J’essaye de suivre car tout avance très vite en ce moment. Je trouve que nous assistons à un nouvel élan de l’horlogerie indépendante et je trouve ça super. Même les passionnés ne connaissent pas forcément bien ce milieu et ça montre bien que les horlogers indépendants ont réellement quelque chose à apporter. Ils possèdent une liberté de création et une immense estime pour les choses très bien finies. J’admire cette détermination à créer quelque chose de très poussé et très haut de gamme comme pourrait le faire Trilobe. Parmi les indépendants, certains se considèrent investi d’une mission pour préserver l’horlogerie traditionnelle et je trouve ça super. Ils défendent l’idée d’une horlogerie à l’ancienne où tout est réalisé à la main. On voit beaucoup de marques naître, tirer leur épingle du jeu et je trouve que ça participe à créer un beau paysage horloger avec des possibilités infinies pour s’éclater lorsque l’on est collectionneur. C’est une belle richesse et je trouve ça bien que des gens osent créer des marques horlogères et ne pas laisser uniquement le monopole à de grands groupes suisses ou de luxe.

 

À ton avis, comment les Manufactures historiques arrivent à perdurer sur le paysage horloger ?

 

Je pense qu’il y a deux stratégies. Tout d’abord, perpétuer les iconiques et c’est un véritable challenge. Il faut réussir à moderniser des produits identitaires sans les dénaturer. Je pense que c’est un risque et que les Manufactures marchent toujours sur un fil en repensant leurs modèles iconiques. Ensuite et plus généralement, c’est trouver la manière de se réinventer et certains y parviennent indéniablement mieux que d’autres.
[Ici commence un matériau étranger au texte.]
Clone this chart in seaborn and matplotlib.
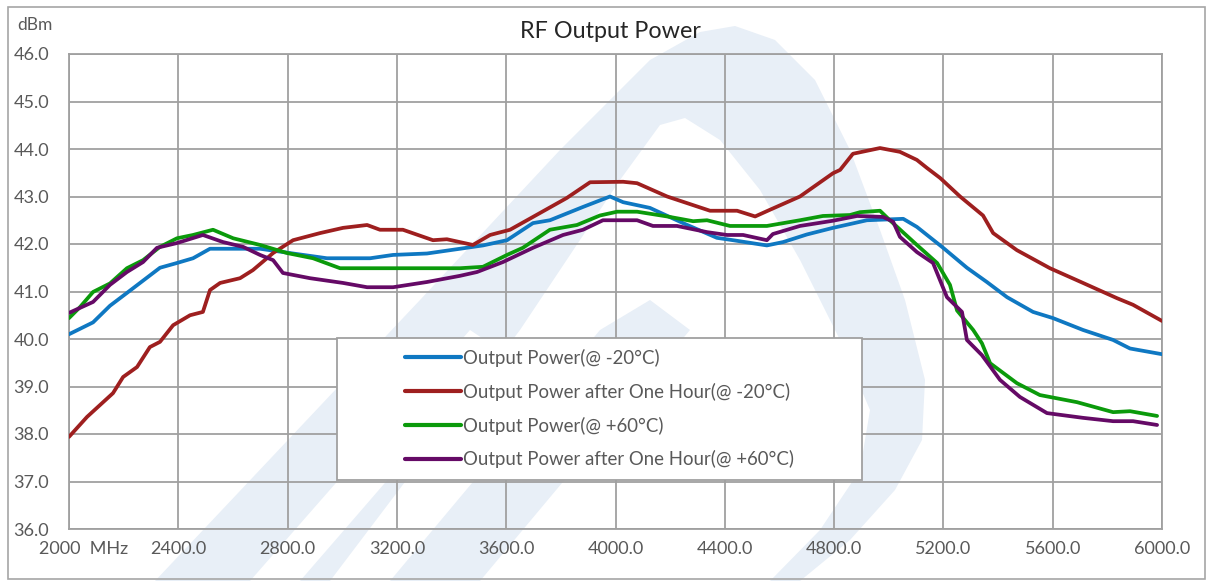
import numpy as np
import pandas as pd
import matplotlib
matplotlib.use('Agg')
import matplotlib.pyplot as plt
import matplotlib.transforms as mtransforms
from matplotlib.patches import Polygon, Rectangle
import seaborn as sns

# series names
labels = ['Output Power(@ -20°C)',
          'Output Power after One Hour(@ -20°C)',
          'Output Power(@ +60°C)',
          'Output Power after One Hour(@ +60°C)']

# Output Power @ -20C
freq_a = [2000, 2088, 2150, 2212, 2333, 2395, 2454, 2516, 2699, 2820, 2944, 3102, 3186, 3310,
          3431, 3515, 3603, 3698, 3760, 3881, 3980, 4028, 4126, 4247, 4371, 4430, 4554, 4613,
          4700, 4796, 4920, 5053, 5103, 5199, 5286, 5359, 5433, 5528, 5601, 5711, 5821, 5883, 6000]
pwr_a = [40.1, 40.35, 40.7, 40.97, 41.5, 41.6, 41.7, 41.9, 41.9, 41.8, 41.7, 41.7, 41.77, 41.8,
         41.9, 41.97, 42.08, 42.44, 42.5, 42.78, 43.0, 42.88, 42.76, 42.44, 42.13, 42.08, 41.97, 42.04,
         42.2, 42.34, 42.5, 42.53, 42.36, 41.92, 41.5, 41.2, 40.88, 40.57, 40.44, 40.19, 39.98, 39.8, 39.68]

# after one hour @ -20C
freq_b = [2000, 2066, 2161, 2198, 2249, 2296, 2333, 2381, 2443, 2490, 2516, 2553, 2626, 2673,
          2747, 2820, 2919, 3003, 3091, 3138, 3222, 3332, 3383, 3478, 3541, 3614, 3698, 3822,
          3907, 4028, 4079, 4189, 4346, 4445, 4511, 4565, 4675, 4796, 4822, 4869, 4968, 5041,
          5103, 5140, 5188, 5261, 5345, 5382, 5469, 5590, 5711, 5835, 5894, 6000]
pwr_b = [37.94, 38.36, 38.86, 39.2, 39.41, 39.83, 39.94, 40.29, 40.5, 40.57, 41.03, 41.18, 41.28, 41.45,
         41.81, 42.08, 42.23, 42.34, 42.4, 42.3, 42.3, 42.08, 42.1, 41.98, 42.19, 42.3, 42.57, 42.97,
         43.3, 43.31, 43.28, 43.0, 42.7, 42.7, 42.58, 42.72, 43.0, 43.49, 43.56, 43.9, 44.02, 43.94,
         43.77, 43.6, 43.39, 43.0, 42.6, 42.23, 41.87, 41.49, 41.18, 40.86, 40.72, 40.38]

# Output Power @ +60C
freq_c = [2000, 2040, 2088, 2150, 2212, 2271, 2333, 2395, 2454, 2527, 2601, 2699, 2798, 2893,
          2992, 3186, 3431, 3515, 3603, 3661, 3760, 3859, 3943, 4006, 4079, 4189, 4284, 4335,
          4419, 4554, 4675, 4759, 4858, 4895, 4968, 5004, 5103, 5177, 5224, 5250, 5309, 5341,
          5371, 5469, 5553, 5689, 5821, 5883, 5982]
pwr_c = [40.44, 40.67, 40.99, 41.17, 41.49, 41.66, 41.94, 42.12, 42.19, 42.3, 42.12, 41.98, 41.81, 41.7,
         41.49, 41.49, 41.49, 41.52, 41.77, 41.92, 42.3, 42.4, 42.6, 42.68, 42.68, 42.58, 42.48, 42.5,
         42.38, 42.38, 42.5, 42.59, 42.61, 42.67, 42.7, 42.5, 41.98, 41.6, 41.14, 40.6, 40.19, 39.91,
         39.49, 39.07, 38.82, 38.67, 38.46, 38.48, 38.38]

# after one hour @ +60C
freq_d = [2000, 2088, 2150, 2212, 2271, 2322, 2395, 2490, 2564, 2637, 2699, 2747, 2783, 2882,
          3003, 3091, 3186, 3310, 3431, 3493, 3588, 3698, 3808, 3881, 3954, 4079, 4137, 4225,
          4335, 4408, 4467, 4554, 4576, 4675, 4796, 4884, 4979, 5016, 5041, 5103, 5162, 5213,
          5268, 5286, 5341, 5407, 5480, 5579, 5711, 5821, 5894, 5982]
pwr_d = [40.55, 40.78, 41.14, 41.41, 41.62, 41.92, 42.02, 42.19, 42.04, 41.94, 41.77, 41.66, 41.39, 41.28,
         41.18, 41.09, 41.09, 41.2, 41.33, 41.41, 41.62, 41.92, 42.19, 42.3, 42.5, 42.5, 42.38, 42.38,
         42.25, 42.19, 42.19, 42.08, 42.21, 42.38, 42.49, 42.59, 42.57, 42.47, 42.15, 41.83, 41.6, 40.88,
         40.57, 39.98, 39.66, 39.14, 38.78, 38.44, 38.34, 38.27, 38.27, 38.19]

colors = ['#0f78c2', '#9e1f1f', '#0b9a0b', '#650a66']

x_ticks = [2000, 2400, 2800, 3200, 3600, 4000, 4400, 4800, 5200, 5600, 6000]
x_labels = ['2000  MHz'] + ['%.1f' % v for v in x_ticks[1:]]
y_ticks = np.arange(36, 47, 1)

frames = []
for lab, f, p in zip(labels, [freq_a, freq_b, freq_c, freq_d], [pwr_a, pwr_b, pwr_c, pwr_d]):
    frames.append(pd.DataFrame({'freq': f, 'dBm': p, 'series': lab}))
df = pd.concat(frames, ignore_index=True)

sns.set_theme(style='white')
plt.rcParams['font.family'] = ['Lato', 'DejaVu Sans']

W, H = 1213, 581
fig = plt.figure(figsize=(W / 100, H / 100), dpi=100)
fig.patch.set_facecolor('white')

def px(pts):
    return [(x / W, 1 - y / H) for x, y in pts]

# faint watermark logo behind the chart
wm = '#e8eff7'
for pts, fc in [
    ([(155, 581), (420, 300), (560, 150), (650, 60), (700, 32), (735, 26), (775, 40), (815, 80),
      (850, 150), (880, 230), (905, 300), (925, 380), (922, 440), (895, 490), (850, 540), (800, 581)], wm),
    ([(330, 581), (520, 330), (620, 180), (660, 125), (685, 118), (720, 140), (760, 190), (800, 260),
      (840, 340), (870, 410), (860, 470), (820, 530), (770, 581)], 'white'),
    ([(250, 581), (470, 330), (500, 350), (300, 581)], 'white'),
    ([(390, 581), (600, 330), (650, 300), (690, 330), (480, 581)], wm),
]:
    fig.patches.append(Polygon(px(pts), closed=True, transform=fig.transFigure,
                               facecolor=fc, edgecolor='none', zorder=-3))

# outer chart border
fig.patches.append(Rectangle((8 / W, 1 - 579 / H), (1205 - 8) / W, (579 - 7) / H,
                             transform=fig.transFigure, facecolor='none', edgecolor='#a6a6a6', lw=1.2, zorder=-2))

ax = fig.add_axes([69 / W, 1 - 529 / H, (1162 - 69) / W, (529 - 54) / H])
ax.patch.set_alpha(0)

sns.lineplot(data=df, x='freq', y='dBm', hue='series', palette=colors, hue_order=labels,
             estimator=None, sort=False, linewidth=2.7, ax=ax, legend=False, zorder=3)

ax.set_xlim(2000, 6000)
ax.set_ylim(36, 46)
ax.set_xticks(x_ticks)
ax.set_xticklabels(x_labels)
ax.set_yticks(y_ticks)
ax.set_yticklabels(['%.1f' % v for v in y_ticks])
ax.set_xlabel('')
ax.set_ylabel('')
ax.grid(True, color='#a0a0a0', linewidth=1.3)
for s in ax.spines.values():
    s.set_color('#a0a0a0')
    s.set_linewidth(1.3)
ax.tick_params(axis='both', length=0, labelsize=13, labelcolor='#595959')
ax.tick_params(axis='y', pad=40)
ax.tick_params(axis='x', pad=9)
for t in ax.get_yticklabels():
    t.set_horizontalalignment('left')
first = ax.get_xticklabels()[0]
first.set_transform(first.get_transform() + mtransforms.ScaledTranslation(15 / 100, 0, fig.dpi_scale_trans))

fig.text(610 / W, 1 - 32 / H, 'RF Output Power', ha='center', va='center', fontsize=16.8, color='#262626')
fig.text(17 / W, 1 - 25 / H, 'dBm', ha='left', va='center', fontsize=12.5, color='#595959')

# legend box
fig.patches.append(Rectangle((337 / W, 1 - 480 / H), (862 - 337) / W, (480 - 338) / H,
                             transform=fig.transFigure, facecolor='white', edgecolor='#a0a0a0', lw=1.3, zorder=4))
handles = [plt.Line2D([], [], color=c, lw=3) for c in colors]
leg = fig.legend(handles, labels, loc='upper left', bbox_to_anchor=(388 / W, 1 - 332 / H),
                 frameon=False, fontsize=13.4, handlelength=3.0, handletextpad=0.15, labelspacing=0.85,
                 labelcolor='#595959')
leg.set_zorder(5)

fig.savefig('out.png', dpi=100)
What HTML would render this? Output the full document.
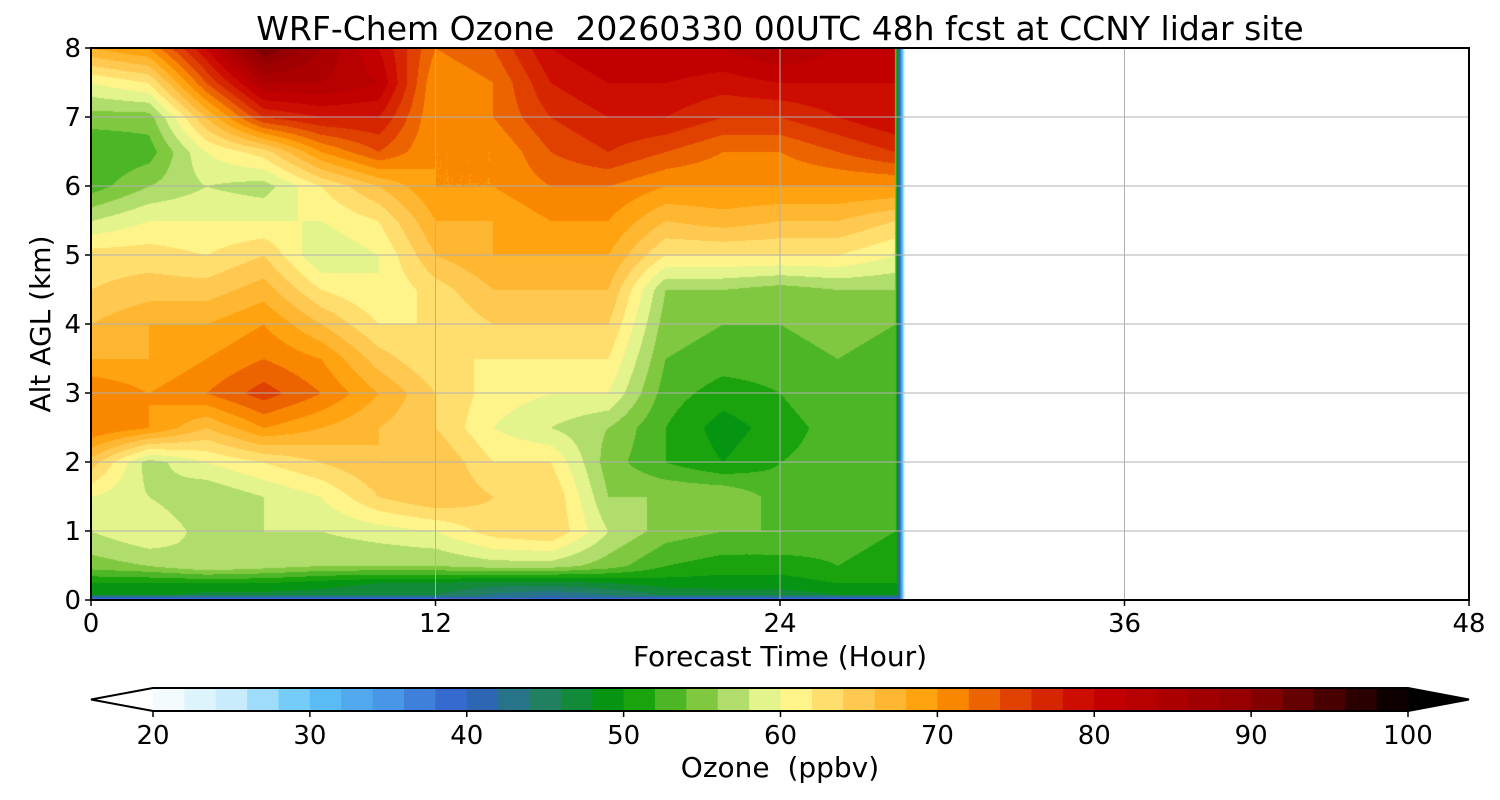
<!DOCTYPE html>
<html><head><meta charset="utf-8"><style>
body{margin:0;background:#fff;width:1500px;height:800px;overflow:hidden;font-family:"DejaVu Sans","Liberation Sans",sans-serif}
#wrap{position:relative;width:1500px;height:800px}
canvas{position:absolute;left:91px;top:48px}
svg{position:absolute;left:0;top:0;font-family:"DejaVu Sans","Liberation Sans",sans-serif}
text{white-space:pre}
</style></head><body>
<div id="wrap">
<canvas id="cv" width="1378" height="552"></canvas>
<svg id="sv" width="1500" height="800"></svg>
</div>
<script>
const hours=[0,2,4,6,8,10,12,14,16,18,20,22,24,26,28];
const alts=[0,0.25,0.5,1,1.5,2,2.5,3,3.5,4,4.5,5,5.5,6,6.5,7,7.5,8];
const ozone=[
[50,50,55,58,60,65,72,72,68,66,64,63,58,53,52,55,60,68],
[48,50,56,60,58,57,70,70,68,68,65,63,60,56,53,55,62,70],
[46,50,58,57,56,60,66,72,70,68,65,62,60,58,60,66,74,80],
[46,50,57,58,58,62,70,75,72,70,67,64,60,57,63,76,84,92],
[46,49,56,58,60,64,68,72,70,66,62,58,60,62,70,78,84,86],
[45,48,56,59,64,66,66,68,65,62,60,60,62,66,74,78,82,80],
[45,48,56,60,66,66,64,64,62,62,63,66,68,70,70,70,70,72],
[42,47,57,63,64,62,60,61,62,64,66,68,68,70,70,72,72,74],
[40,47,57,64,64,62,58,60,62,64,66,68,70,72,74,76,78,80],
[42,48,55,58,56,55,56,60,62,64,66,68,70,72,76,78,80,82],
[45,49,52,55,56,52,52,53,54,55,56,62,66,70,74,78,80,82],
[46,49,51,54,56,50,49,51,53,54,56,62,67,70,72,76,79,82],
[46,49,51,54,53,52,51,52,53,54,55,62,66,70,72,76,80,84],
[47,50,52,53,53,53,53,54,54,55,56,62,66,70,74,78,80,82],
[49,50,51,52,53,53,53,53,53,54,56,60,64,70,76,80,80,80]];
const xTicks=[0,12,24,36,48];
const yTicks=[0,1,2,3,4,5,6,7,8];
const cbTicks=[20,30,40,50,60,70,80,90,100];
const endHour=28.35;

const stops=[[20,[255,255,255]],[25,[200,236,252]],[30,[96,196,248]],[35,[72,150,230]],[40,[48,96,200]],[45,[32,128,96]],[50,[0,154,0]],[55,[128,200,64]],[58,[200,232,128]],[60,[255,255,153]],[65,[255,200,80]],[70,[255,154,0]],[75,[224,64,0]],[80,[200,0,0]],[90,[144,0,0]],[100,[0,0,0]]];
function cmap(v){v=Math.max(20,Math.min(100,v));for(let i=1;i<stops.length;i++){if(v<=stops[i][0]){const a=stops[i-1],b=stops[i],t=(v-a[0])/(b[0]-a[0]);return a[1].map((c,k)=>Math.round(c+(b[1][k]-c)*t));}}return [0,0,0];}
const X0=91,X1=1469,Y0=600,Y1=48;
const xs=h=>X0+(X1-X0)*h/48, ys=a=>Y0-(Y0-Y1)*a/8;
function idx(arr,v){for(let i=0;i<arr.length-1;i++)if(v<=arr[i+1])return i;return arr.length-2;}
function val(h,a){const i=idx(hours,h),j=idx(alts,a);const tx=Math.max(0,Math.min(1,(h-hours[i])/(hours[i+1]-hours[i]))),ty=Math.max(0,Math.min(1,(a-alts[j])/(alts[j+1]-alts[j])));
return ozone[i][j]*(1-tx)*(1-ty)+ozone[i+1][j]*tx*(1-ty)+ozone[i][j+1]*(1-tx)*ty+ozone[i+1][j+1]*tx*ty;}
const cv=document.getElementById('cv'),ctx=cv.getContext('2d');
const W=cv.width,H=cv.height,img=ctx.createImageData(W,H);
const xEnd=xs(endHour)-X0;
for(let py=0;py<H;py++){const a=(H-py)/H*8;for(let px=0;px<W;px++){const o=(py*W+px)*4;let c=[255,255,255];
if(px<xEnd){let v=Math.floor(val(Math.min(28,px/(X1-X0)*48),a)/2)*2+1;const d=xEnd-px;if(d<10)v=Math.min(v,20+d*3.5);if(H-py<6)v=Math.min(v,35+(H-py)*2);c=cmap(v);}
img.data[o]=c[0];img.data[o+1]=c[1];img.data[o+2]=c[2];img.data[o+3]=255;}}
ctx.putImageData(img,0,0);

const sv=document.getElementById('sv');const NS='http://www.w3.org/2000/svg';
function mk(t,at,txt){const e=document.createElementNS(NS,t);for(const k in at)e.setAttribute(k,at[k]);if(txt!==undefined)e.textContent=txt;sv.appendChild(e);return e;}
xTicks.forEach(t=>{const x=xs(t);
const g=mk('line',{x1:x,x2:x,y1:Y1,y2:Y0,stroke:'#b0b0b0','stroke-width':1});


const tk=mk('line',{x1:x,x2:x,y1:Y0,y2:Y0+6,stroke:'#000','stroke-width':1.5});


const l=mk('text',{x:x,y:632,'text-anchor':'middle','font-size':26},t);

});
yTicks.forEach(t=>{const y=ys(t);
const g=mk('line',{x1:X0,x2:X1,y1:y,y2:y,stroke:'#b0b0b0','stroke-width':1});


const tk=mk('line',{x1:X0-6,x2:X0,y1:y,y2:y,stroke:'#000','stroke-width':1.5});


const l=mk('text',{x:X0-10,y:y+9,'text-anchor':'end','font-size':26},t);

});
const fr=mk('rect',{x:X0,y:Y1,width:X1-X0,height:Y0-Y1,fill:'none',stroke:'#000','stroke-width':2});


const ti=mk('text',{x:780,y:40,'text-anchor':'middle','font-size':33},'WRF-Chem Ozone  20260330 00UTC 48h fcst at CCNY lidar site');


const xt=mk('text',{x:780,y:666,'text-anchor':'middle','font-size':28},'Forecast Time (Hour)');


const yt=mk('text',{x:0,y:0,'text-anchor':'middle','font-size':28,transform:'translate(50,324) rotate(-90)'},'Alt AGL (km)');


// colorbar
const C0=153,C1=1408,CT=688,CB=711;const cx=v=>C0+(C1-C0)*(v-20)/80;
const lt=mk('polygon',{points:`${C0},${CT} 91,${(CT+CB)/2} ${C0},${CB}`,fill:'#fff'});


const rt=mk('polygon',{points:`${C1},${CT} 1469,${(CT+CB)/2} ${C1},${CB}`,fill:'#000'});


for(let v=20;v<100;v+=2){const c=cmap(v+1);
const r=mk('rect',{x:cx(v),y:CT,width:cx(v+2)-cx(v)+0.6,height:CB-CT,fill:`rgb(${c})`});

}
const ol=mk('polygon',{points:`${C0},${CT} ${C1},${CT} 1469,${(CT+CB)/2} ${C1},${CB} ${C0},${CB} 91,${(CT+CB)/2}`,fill:'none',stroke:'#000','stroke-width':2});


cbTicks.forEach(t=>{const x=cx(t);
const tk=mk('line',{x1:x,x2:x,y1:CB,y2:CB+6,stroke:'#000','stroke-width':1.5});


const l=mk('text',{x:x,y:744,'text-anchor':'middle','font-size':26},t);

});
const ct=mk('text',{x:780,y:777,'text-anchor':'middle','font-size':28},'Ozone  (ppbv)');


</script>
</body></html>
Certaines Maisons telles que Breguet mériteraient de s’aventurer plus loin, de créer des choses folles et je trouve ça dommage que ce potentiel ne soit pas pleinement exploité. À contrario, je suis ravi de voir que des Maisons comme Breitling ont trouvé la bonne recette et sont parvenu à retravailler et surtout simplifier leur collection. Je trouve qu’ils ont opé pour une approche très juste et preuve en est, c’est une franche réussite.

 

Comment vois-tu l’avenir de l’horlogerie et à quoi peut-on s’attendre ?

 

J’aimerai bien que l’avenir de l’horlogerie soit français. Que ce soit au niveau de la fabrication, de l’industrie ou même du retail, on observe un vrai dynamisme sur le marché français notamment au regard des indépendants qui ont à cœur de créer des ateliers français, voir parisiens. Selon moi, l’action se déroule de plus en plus en France et ça me ferait assez plaisir que l’horlogerie poursuive ce virage.